How do you juggle writing with being a busy mum?
It’s not always easy. Being a mum is an important part of my life and I am blessed that I can be around to take my kids to football practice, piano lessons and play dates. I try really hard to make sure I get the majority of my work done when they are in school and anything extra gets done when they are in bed. I use incidental times, like dog-walking or driving to and from school to flesh out story ideas or play around with rhymes, and try to squeeze my writing time in wherever I can.
On top of school visits and writing time, every week, without fail, I make sure I go to my writing group where I test out new stories with my colleagues and we help each other develop our ideas. This is one of the most valuable parts of my week and meeting other writers is always inspiring too.
My wonderful illustrator for ‘Counting Sheep’, Danny Deeptown, is currently working on the sketches for the second book in the Sam series, ‘Stuffed’. I am very excited as I get to see his initial ideas at the end of this month. He is incredibly talented and imaginative and brought Sam to life in the perfect way so I am thrilled to be working with him again.

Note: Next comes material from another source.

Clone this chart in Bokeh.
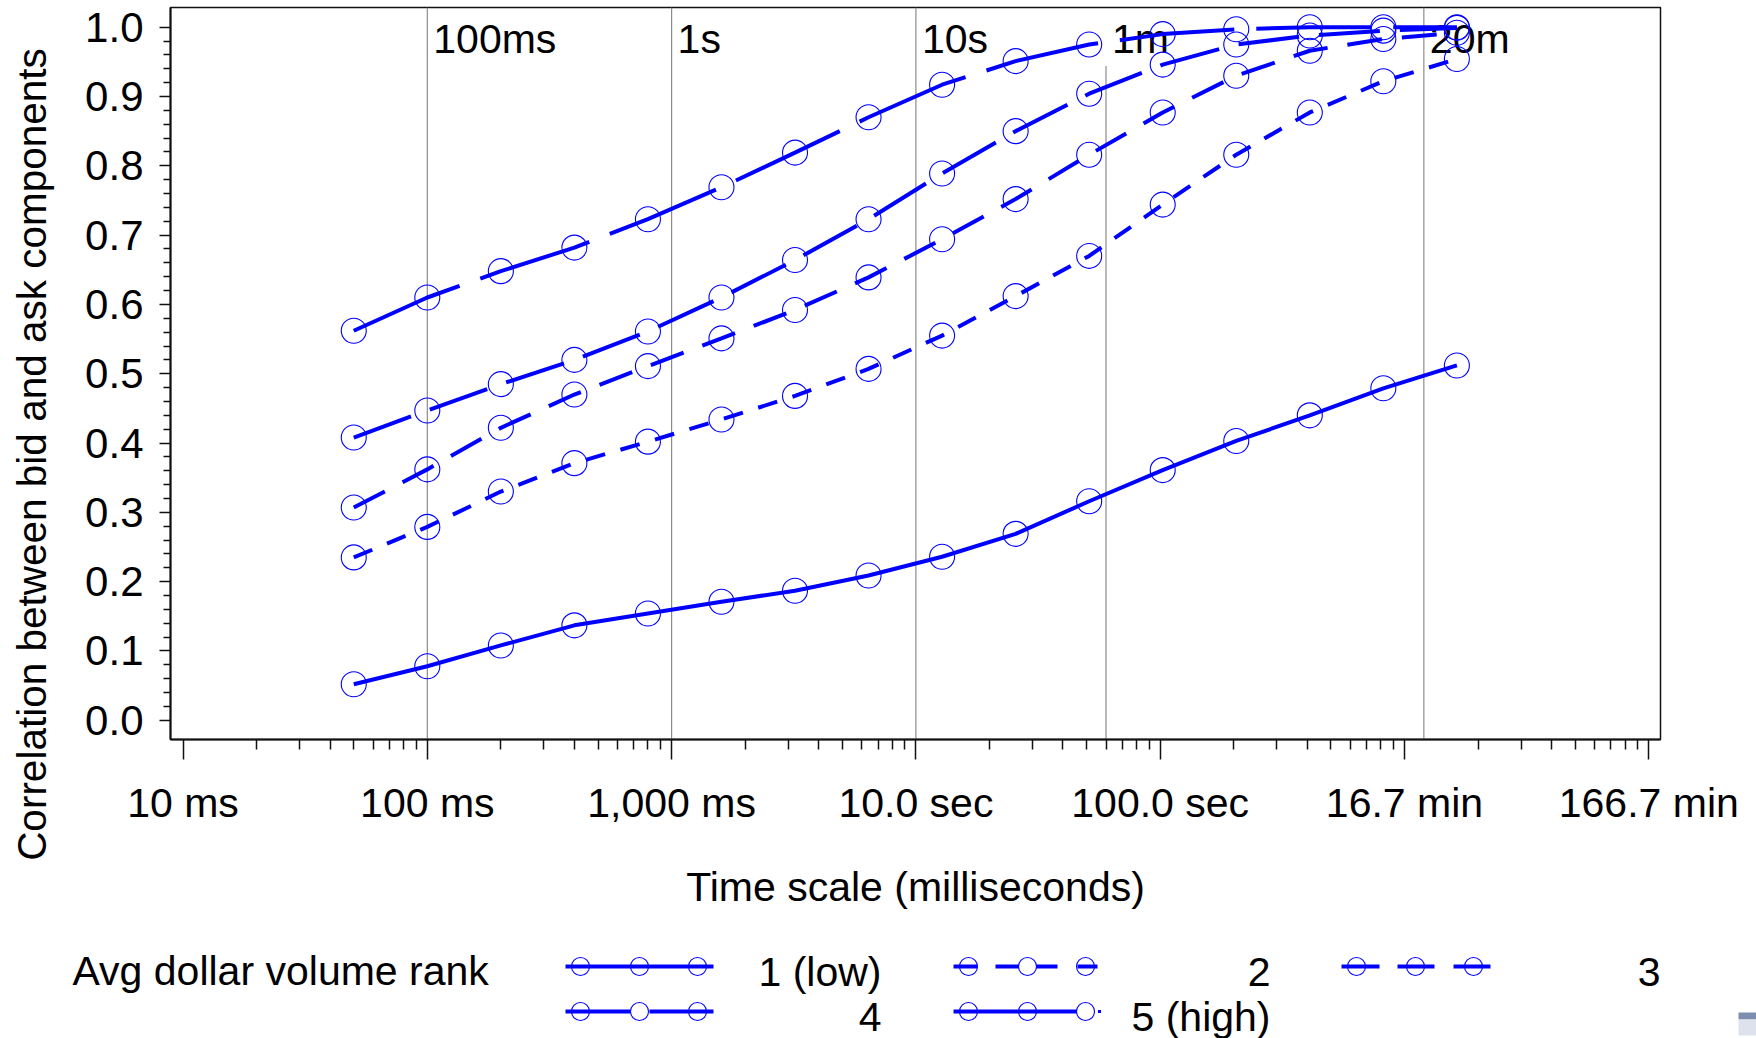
import math

from bokeh.core.properties import value
from bokeh.embed import file_html
from bokeh.layouts import column, row
from bokeh.models import (CustomJSTickFormatter, FixedTicker,
                          PrintfTickFormatter, Range1d)
from bokeh.plotting import figure
from bokeh.resources import INLINE

# ---------------------------------------------------------------------------
# Data: correlation between bid and ask components by time scale,
# one series per average-dollar-volume rank
# ---------------------------------------------------------------------------
time_scale_ms = [50, 100, 200, 400, 800, 1600, 3200, 6400, 12800, 25600,
                 51200, 102400, 204800, 409600, 819200, 1638400]

rank_names = ["1 (low)", "2", "3", "4", "5 (high)"]

corr_rank1 = [0.052, 0.078, 0.108, 0.137, 0.154, 0.171, 0.187, 0.209, 0.236,
              0.269, 0.316, 0.361, 0.403, 0.440, 0.479, 0.512]
corr_rank2 = [0.235, 0.279, 0.330, 0.371, 0.402, 0.434, 0.468, 0.507, 0.555,
              0.612, 0.670, 0.744, 0.816, 0.877, 0.922, 0.954]
corr_rank3 = [0.307, 0.362, 0.422, 0.470, 0.511, 0.551, 0.592, 0.639, 0.694,
              0.752, 0.816, 0.877, 0.930, 0.966, 0.983, 0.992]
corr_rank4 = [0.408, 0.447, 0.485, 0.520, 0.561, 0.610, 0.664, 0.723, 0.789,
              0.850, 0.904, 0.946, 0.975, 0.988, 0.995, 0.999]
corr_rank5 = [0.562, 0.610, 0.648, 0.682, 0.723, 0.769, 0.819, 0.870, 0.917,
              0.951, 0.975, 0.990, 0.997, 1.000, 1.000, 1.000]

x_tick_values = [10, 100, 1000, 10000, 100000, 1000000, 10000000]
x_tick_labels = ["10 ms", "100 ms", "1,000 ms", "10.0 sec", "100.0 sec",
                 "16.7 min", "166.7 min"]
y_tick_values = [0.0, 0.1, 0.2, 0.3, 0.4, 0.5, 0.6, 0.7, 0.8, 0.9, 1.0]

# reference time scales marked with vertical lines
ref_times_ms = [100, 1000, 10000, 60000, 1200000]
ref_labels = ["100ms", "1s", "10s", "1m", "20m"]

y_title = "Correlation between bid and ask components"
x_title = "Time scale (milliseconds)"
legend_title = "Avg dollar volume rank"

# ---------------------------------------------------------------------------
# Styling
# ---------------------------------------------------------------------------
FONT_NAME = "Liberation Sans"
FONT = value(FONT_NAME)
BLUE = "#0000ff"
series = [corr_rank1, corr_rank2, corr_rank3, corr_rank4, corr_rank5]
dashes = ["solid", "20 16", "35 20", "61 20", "115 22"]

X_START, X_END = 10 ** 0.9488, 10 ** 7.0479
Y_START, Y_END = -0.0277, 1.0284

TITLE_W = 70          # strip holding the rotated y title
PAGE_W, PAGE_H = 1756, 1038
MAIN_H = 940


def no_align(fig):
    if "frame_align" in fig.properties():
        fig.frame_align = False


# ---------------------------------------------------------------------------
# Main chart
# ---------------------------------------------------------------------------
p = figure(frame_width=1490, frame_height=732, x_axis_type="log",
           x_range=Range1d(X_START, X_END), y_range=Range1d(Y_START, Y_END),
           output_backend="svg", toolbar_location=None,
           min_border_left=100, min_border_right=96,
           min_border_top=7, min_border_bottom=201)
no_align(p)
p.grid.visible = False
p.outline_line_color = "#111111"
p.outline_line_width = 1.5

# x axis: log scale with time-unit labels
p.xaxis.ticker = FixedTicker(
    ticks=x_tick_values,
    minor_ticks=[m * 10 ** k for k in range(1, 7) for m in range(2, 10)])
p.xaxis.formatter = CustomJSTickFormatter(
    args=dict(labels=x_tick_labels),
    code="return labels[Math.round(Math.log10(tick)) - 1];")
p.xaxis.axis_label = x_title

# y axis
p.yaxis.ticker = FixedTicker(
    ticks=y_tick_values,
    minor_ticks=[round(i * 0.02, 2) for i in range(1, 50) if i % 5])
p.yaxis.formatter = PrintfTickFormatter(format="%.1f")

for ax in (p.xaxis[0], p.yaxis[0]):
    ax.axis_line_color = "#111111"
    ax.axis_line_width = 2
    ax.major_tick_line_color = "#111111"
    ax.minor_tick_line_color = "#111111"
    ax.major_tick_line_width = 1.5
    ax.minor_tick_line_width = 1.5
    ax.major_tick_in = 0
    ax.minor_tick_in = 0
    ax.major_label_text_font = FONT_NAME
    ax.major_label_text_font_size = "41px"
    ax.major_label_text_color = "black"
    ax.axis_label_text_font = FONT_NAME
    ax.axis_label_text_font_size = "41px"
    ax.axis_label_text_font_style = "normal"
    ax.axis_label_text_color = "black"

p.yaxis.major_label_text_font_size = "42px"
p.xaxis.major_tick_out = 20
p.xaxis.minor_tick_out = 10
p.xaxis.major_label_standoff = 20
p.xaxis.axis_label_standoff = 35
p.yaxis.major_tick_out = 11
p.yaxis.minor_tick_out = 7
p.yaxis.major_label_standoff = 16

# vertical reference lines and their labels
ref_tops = [Y_END, Y_END, Y_END, 0.944, Y_END]
p.segment(x0=ref_times_ms, y0=[Y_START] * len(ref_times_ms),
          x1=ref_times_ms, y1=ref_tops, line_color="#8c8c8c", line_width=1.2)
p.text(x=ref_times_ms, y=[0.983] * len(ref_times_ms), text=ref_labels,
       x_offset=6, text_font=FONT, text_font_size="41px",
       text_baseline="middle", text_align="left", text_color="black")

# series
for vals, dash in zip(series, dashes):
    p.line(time_scale_ms, vals, line_color=BLUE, line_width=4, line_dash=dash)
    p.scatter(time_scale_ms, vals, marker="circle", size=25,
              fill_color=None, line_color=BLUE, line_width=1.1)

# ---------------------------------------------------------------------------
# Left strip with the rotated y title (page-pixel coordinates)
# ---------------------------------------------------------------------------
yt = figure(frame_width=TITLE_W, frame_height=PAGE_H,
            x_range=Range1d(0, TITLE_W), y_range=Range1d(PAGE_H, 0),
            output_backend="svg", toolbar_location=None, min_border=0,
            x_axis_location=None, y_axis_location=None)
no_align(yt)
yt.grid.visible = False
yt.outline_line_color = None
yt.text(x=[31], y=[454], text=[y_title], angle=math.pi / 2,
        text_font=FONT, text_font_size="40.5px", text_align="center",
        text_baseline="middle", text_color="black")

# ---------------------------------------------------------------------------
# Legend strip (page-pixel coordinates)
# ---------------------------------------------------------------------------
leg = figure(frame_width=PAGE_W - TITLE_W, frame_height=PAGE_H - MAIN_H,
             x_range=Range1d(TITLE_W, PAGE_W), y_range=Range1d(PAGE_H, MAIN_H),
             output_backend="svg", toolbar_location=None, min_border=0,
             x_axis_location=None, y_axis_location=None)
no_align(leg)
leg.grid.visible = False
leg.outline_line_color = None

leg.text(x=[72], y=[970], text=[legend_title], text_font=FONT,
         text_font_size="41px", text_baseline="middle", text_align="left",
         text_color="black")

# sample start x, row y, label right edge, line pieces, white-filled marker
entries = [
    (565, 966, 881, [(0, 148)], None),
    (953, 966, 1270, [(0, 24), (42, 104), (124, 144)], 1),
    (1341, 966, 1660, [(0, 38), (56, 93), (112, 149)], None),
    (565, 1011, 881, [(0, 65), (84, 148)], 1),
    (953, 1011, 1270, [(0, 125)], 2),
]
marker_offsets = [15, 74, 132]
for (x0, y, xr, pieces, white), name in zip(entries, rank_names):
    leg.segment(x0=[x0 + a for a, b in pieces], y0=[y] * len(pieces),
                x1=[x0 + b for a, b in pieces], y1=[y] * len(pieces),
                line_color=BLUE, line_width=4)
    fills = ["white" if i == white else None for i in range(3)]
    leg.scatter(x=[x0 + o for o in marker_offsets], y=[y] * 3, marker="circle",
                size=18, fill_color=fills, line_color=BLUE, line_width=1.1)
    leg.text(x=[xr], y=[y + 5], text=[name],
             text_font=FONT, text_font_size="41px", text_align="right",
             text_baseline="middle", text_color="black")
# trailing dot of the last sample
leg.scatter(x=[953 + 146], y=[1011], marker="square", size=3,
            fill_color=BLUE, line_color=None)

# small slide-edge bar in the bottom-right corner
leg.quad(left=[1738], right=[1756], top=[1012], bottom=[1019],
         fill_color="#7d8db0", line_color=None)
leg.quad(left=[1738], right=[1756], top=[1019], bottom=[1035],
         fill_color="#dde2ec", line_color=None)

layout = row(yt, column(p, leg, spacing=0), spacing=0)
open("out.html", "w").write(file_html(layout, INLINE))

Besides book 2 , which is due to be released in spring next year, I am constantly working on new stories and revising old ones too. I literally cannot stop myself writing, it is definitely a part of who I am and I am so lucky that I get to do what I love the most in my life.
Counting Sheep is available now online from Amazon, Book Depository & Kinokuniya.
Pippa Chorley grew up in a picturesque village in Cheshire, England surrounded by sheep. She spent her time inventing stories in her garden and creating magical worlds in the woods on their family dog walks. Pippa went on to study English Literature and Creative Writing at university in the UK where she wrote, read, studied and wrote some more, and she has never stopped reading and writing since!
Trained as a primary school teacher, she loves to write stories that make children giggle and think outside the box. Pippa now lives in sunny Singapore with her husband and their very own flock.